We have to think of two budgets: the ecological budget and the economic budget. The ecological budget is the one on which all life depends. The human economy exists within the ecological budget and is strictly and completely dependent on it.
The ecological budget is already in dramatic deficit: September 23 was Earth Overshoot Day for 2008. The period after September 23 represents the time the human population causes an ecological deficit, using up the Earth faster than it can regenerate. Every year, Earth Overshoot Day comes earlier. This moving date tells the story of a global environment rapidly losing its ability to support life: a story of accelerating climate change; the loss of species and habitats; declining fisheries; the proliferation of ocean dead zones; diminishing freshwater resources; and more.
Here are five steps we can take toward a truly balanced ecological budget that will allow Americans, and all people on Earth, to live fulfilling, healthy, lives which are respectful of the Earth's glorious capacity to support the whole array of vibrant life.
* We must acknowledge that unlimited growth on a finite planet makes no sense. We face a moral choice and challenge: bring the global economy into a right relationship with the planet and its human and non-human inhabitants. Our new ecological and climate reality demands new ways to live within the means of the Earth. Both the stimulus package and long term economic policies should be attuned to the limited capacity of Earth's biosphere to provide for humans and other life and to assimilate their waste.
* Acknowledge that we need new institutions. An economic renewal tailored to the 21st century would establish institutions committed to fitting the human economy to Earth's limited life-support capacity. Money should be understood as a social license to use part of Earth's life-support capacity. Accordingly, we need something like the central reserve banks, but which look after shares of the Earth's ecological capacity, not just interest rates and the money supply. Some functions of governance would have to operate at a global level, through a federation modeled perhaps on the European Union, with enforceable laws designed to assure that individual nations don't overrun Earth's limits.
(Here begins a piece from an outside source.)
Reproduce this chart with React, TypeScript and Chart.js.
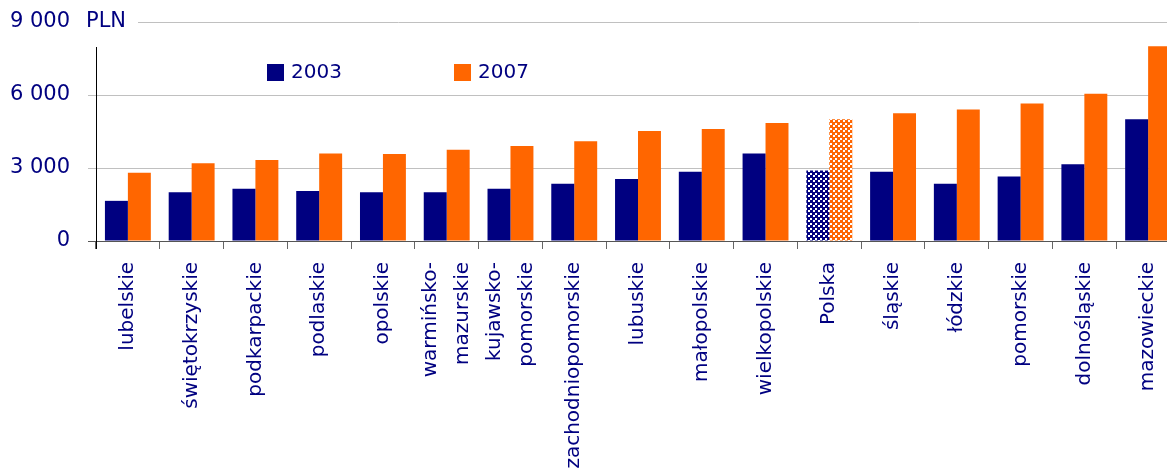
import React, { useEffect, useRef } from "react";
import { Chart, registerables } from "chart.js";

Chart.register(...registerables);

const categories: string[][] = [
  ["lubelskie"],
  ["świętokrzyskie"],
  ["podkarpackie"],
  ["podlaskie"],
  ["opolskie"],
  ["warmińsko-", "mazurskie"],
  ["kujawsko-", "pomorskie"],
  ["zachodniopomorskie"],
  ["lubuskie"],
  ["małopolskie"],
  ["wielkopolskie"],
  ["Polska"],
  ["śląskie"],
  ["łódzkie"],
  ["pomorskie"],
  ["dolnośląskie"],
  ["mazowieckie"],
];

const values2003: number[] = [1650, 2000, 2150, 2050, 2000, 2000, 2150, 2350, 2550, 2850, 3600, 2900, 2850, 2350, 2650, 3150, 5000];
const values2007: number[] = [2800, 3200, 3330, 3600, 3580, 3750, 3900, 4100, 4520, 4600, 4850, 5000, 5250, 5400, 5650, 6050, 8000];

const seriesNames: string[] = ["2003", "2007"];
const yTicks: number[] = [0, 3000, 6000, 9000];
const unitLabel = "PLN";
const highlightCategory = "Polska";

const NAVY = "#000080";
const ORANGE = "#FF6600";
const TEXT = "#000080";
const FONT = "'DejaVu Sans', Verdana, sans-serif";

function makePattern(color: string): CanvasPattern | string {
  const c = document.createElement("canvas");
  c.width = 5;
  c.height = 5;
  const g = c.getContext("2d");
  if (!g) return color;
  g.fillStyle = color;
  g.fillRect(0, 0, 5, 5);
  g.fillStyle = "#ffffff";
  g.fillRect(3, 0, 2, 2);
  g.fillRect(0, 3, 2, 2);
  const p = g.createPattern(c, "repeat");
  return p || color;
}

function fmt(v: number): string {
  const s = String(v);
  return s.replace(/\B(?=(\d{3})+(?!\d))/g, " ");
}

export default function App() {
  const ref = useRef<HTMLCanvasElement | null>(null);

  useEffect(() => {
    if (!ref.current) return;
    const navyPat = makePattern(NAVY);
    const orangePat = makePattern(ORANGE);
    const labels = categories.map((c) => c.join(" "));
    const hi = labels.indexOf(highlightCategory);

    const overlay = {
      id: "overlay",
      afterDraw(chart: any) {
        const ctx = chart.ctx as CanvasRenderingContext2D;
        const x = chart.scales.x;
        const y = chart.scales.y;
        const area = chart.chartArea;
        ctx.save();
        const yTop = y.getPixelForValue(9000);
        ctx.strokeStyle = "#c0c0c0";
        ctx.lineWidth = 1;
        ctx.beginPath();
        ctx.moveTo(138, Math.round(yTop) + 0.5);
        ctx.lineTo(chart.width, Math.round(yTop) + 0.5);
        ctx.stroke();
        ctx.fillStyle = TEXT;
        ctx.font = `21px ${FONT}`;
        ctx.textAlign = "left";
        ctx.textBaseline = "middle";
        ctx.fillText(unitLabel, 86, yTop);
        ctx.strokeStyle = "#000000";
        ctx.beginPath();
        ctx.moveTo(Math.round(area.left) + 0.5, 47);
        ctx.lineTo(Math.round(area.left) + 0.5, area.bottom + 8);
        ctx.stroke();
        const legendItems = [
          { x: 267, color: NAVY, text: seriesNames[0] },
          { x: 454, color: ORANGE, text: seriesNames[1] },
        ];
        ctx.font = `20px ${FONT}`;
        for (const it of legendItems) {
          ctx.fillStyle = it.color;
          ctx.fillRect(it.x, 64, 17, 17);
          ctx.fillStyle = TEXT;
          ctx.fillText(it.text, it.x + 24, 73);
        }
        ctx.font = `20px ${FONT}`;
        ctx.textAlign = "right";
        ctx.textBaseline = "middle";
        const lh = 32;
        categories.forEach((lines, i) => {
          const cx = x.getPixelForValue(i);
          ctx.save();
          ctx.translate(cx, area.bottom + 21);
          ctx.rotate(-Math.PI / 2);
          lines.forEach((ln, j) => {
            const off = (j - (lines.length - 1) / 2) * lh;
            ctx.fillText(ln, 0, off);
          });
          ctx.restore();
        });
        ctx.restore();
      },
    };

    const chart = new Chart(ref.current, {
      type: "bar",
      data: {
        labels,
        datasets: [
          {
            label: seriesNames[0],
            data: values2003,
            backgroundColor: values2003.map((_, i) => (i === hi ? navyPat : NAVY)) as any,
            borderWidth: 0,
          },
          {
            label: seriesNames[1],
            data: values2007,
            backgroundColor: values2007.map((_, i) => (i === hi ? orangePat : ORANGE)) as any,
            borderWidth: 0,
          },
        ],
      },
      options: {
        animation: false,
        responsive: false,
        maintainAspectRatio: false,
        layout: { autoPadding: false, padding: { top: 22, left: 0, right: 0, bottom: 0 } },
        datasets: { bar: { categoryPercentage: 0.72, barPercentage: 1 } },
        plugins: {
          legend: { display: false },
          tooltip: { enabled: false },
        },
        scales: {
          x: {
            afterFit(scale: any) {
              scale.height = 520 - 241;
            },
            ticks: { display: false },
            border: { display: true, color: "#555555", width: 1 },
            grid: {
              offset: true,
              drawOnChartArea: false,
              drawTicks: true,
              tickLength: 8,
              color: "#666666",
            },
          },
          y: {
            min: 0,
            max: 9000,
            afterFit(scale: any) {
              scale.width = 96;
              scale.paddingTop = 0;
              scale.paddingBottom = 0;
            },
            afterBuildTicks(scale: any) {
              scale.ticks = yTicks.map((v) => ({ value: v }));
            },
            border: { display: false },
            grid: {
              tickLength: 8,
              color: (c: any) =>
                c.tick && c.tick.value === 9000 ? "rgba(0,0,0,0)" : c.tick && c.tick.value === 0 ? "#555555" : "#c0c0c0",
              tickColor: (c: any) =>
                c.tick && c.tick.value === 9000 ? "rgba(0,0,0,0)" : c.tick && c.tick.value === 0 ? "#555555" : "#c0c0c0",
            },
            ticks: {
              padding: 18,
              color: TEXT,
              font: { family: FONT, size: 21 },
              callback: (v: any) => fmt(Number(v)),
            },
          },
        },
      },
      plugins: [overlay],
    });
    return () => chart.destroy();
  }, []);

  return (
    <div
      style={{
        position: "fixed",
        left: 0,
        top: 0,
        width: 1167,
        height: 475,
        overflow: "hidden",
        background: "#ffffff",
      }}
    >
      <canvas ref={ref} width={1180} height={520} style={{ display: "block", width: 1180, height: 520 }} />
    </div>
  );
}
* Fairness matters. The rules for the developed countries that are responsible for the current ecological crisis must be different from those for developing ones. The new economy must recognize that "free" trade as it is currently understood helps entrench the addiction to consumption; and it is often pursued in a manner that ravages the bio-productivity of developing countries, and impoverishes their citizens. Economic policy must promote not more affluence as currently defined, but rather fairness and sufficiency for all citizens -- so that all may live with self and Earth respect. A "right" human-Earth relationship would recognize humans as part of an interdependent web of life on a finite planet, and the rights of millions of other species to their place in the sun.
* Expand the discussion. The overwhelming scientific evidence is that we are, by our choices, over consuming the planet and accelerating toward ecological catastrophe. Most, if not all, ministers of finance and conventional economists don't account for how the planet works, or even that the economy exists on a finite planet. Scientists morally committed to protecting the global commons and researching ecological limits to the global economy must be added now to the Council of Economic Advisors and similar institutions.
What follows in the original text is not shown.